Les problèmes avaient commencé quelques mois plus tôt, en janvier 1999. Des aviculteurs avaient alors remarqué que leurs poules pondaient moins d'oeufs. Ces derniers éclosaient moins nettement et les poussins avaient du mal à percer eux-mêmes leurs coquilles.
Des enquêtes ont révélé que les farines animales qui leur étaient destinées avaient été contaminées à la dioxine. On réalise alors que de la graisse de recyclage contaminée a été introduite - via les mélangeurs et mangeoires - dans les filières de production d'alimentation pour animaux d'élevage.

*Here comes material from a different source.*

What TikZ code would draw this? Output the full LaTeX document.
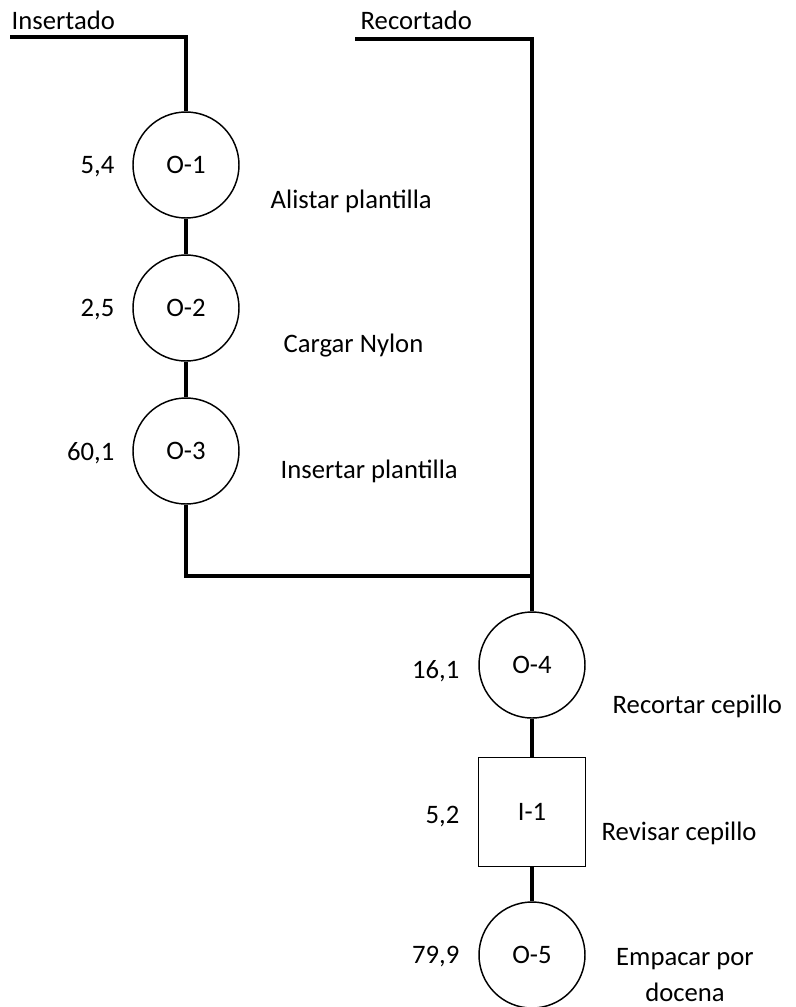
\documentclass[tikz,border=0pt]{standalone}
\usepackage{fontspec}
\setmainfont{Carlito}

\begin{document}
\begin{tikzpicture}[x=0.75pt,y=-0.75pt,
  font=\fontsize{20pt}{27pt}\selectfont,
  oper/.style={draw,circle,line width=1.1pt,minimum size=79.5pt,inner sep=0pt},
  insp/.style={draw,rectangle,line width=1.1pt,minimum width=80.25pt,minimum height=81.75pt},
  linea/.style={line width=2.4pt},
  tiempo/.style={anchor=east},
  desc/.style={anchor=west}]
  \useasboundingbox (0,0) rectangle (796,1007);

  \node[anchor=west] (insertado) at (7,20) {Insertado};
  \node[anchor=west] (recortado) at (356,20) {Recortado};
  \coordinate (ins) at (10,37);
  \coordinate (rec) at (355,39);
  \coordinate (union) at (532,576);

  \node[oper] (o1) at (186,165) {O-1};
  \node[oper] (o2) at (186,308) {O-2};
  \node[oper] (o3) at (186,451) {O-3};
  \node[oper] (o4) at (532,665) {O-4};
  \node[insp] (i1) at (532,812) {I-1};
  \node[oper] (o5) at (532,955) {O-5};

  \node[tiempo] (t1) at (119,167) {5,4};
  \node[tiempo] (t2) at (119,310) {2,5};
  \node[tiempo] (t3) at (119,453) {60,1};
  \node[tiempo] (t4) at (464,671) {16,1};
  \node[tiempo] (t5) at (464,817) {5,2};
  \node[tiempo] (t6) at (464,957) {79,9};

  \node[desc] (d1) at (266,201) {Alistar plantilla};
  \node[desc] (d2) at (279,346) {Cargar Nylon};
  \node[desc] (d3) at (276,471) {Insertar plantilla};
  \node[desc] (d4) at (608,706) {Recortar cepillo};
  \node[desc] (d5) at (597,833) {Revisar cepillo};
  \node[align=center,inner sep=0pt] (d6) at (685,975) {Empacar por\\docena};

  \draw[linea] (ins) -| (o1);
  \draw[linea] (o1) -- (o2);
  \draw[linea] (o2) -- (o3);
  \draw[linea] (rec) -| (o4);
  \draw[linea] (o3) |- (union);
  \draw[linea] (o4) -- (i1);
  \draw[linea] (i1) -- (o5);
\end{tikzpicture}
\end{document}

Mais c'est seulement le 27 mai, deux semaines avant les élections législatives, que l'information devient publique grâce à un reportage de la VRT. Dès le lendemain, le ministre de la Santé, Marcel Colla, ordonne aux supermarchés de retirer de leurs étals les poulets et oeufs d'origine belge. Quelques jours plus tard, on apprendra que le secteur avicole n'est pas le seul concerné: le secteur porcin est lui aussi contaminé.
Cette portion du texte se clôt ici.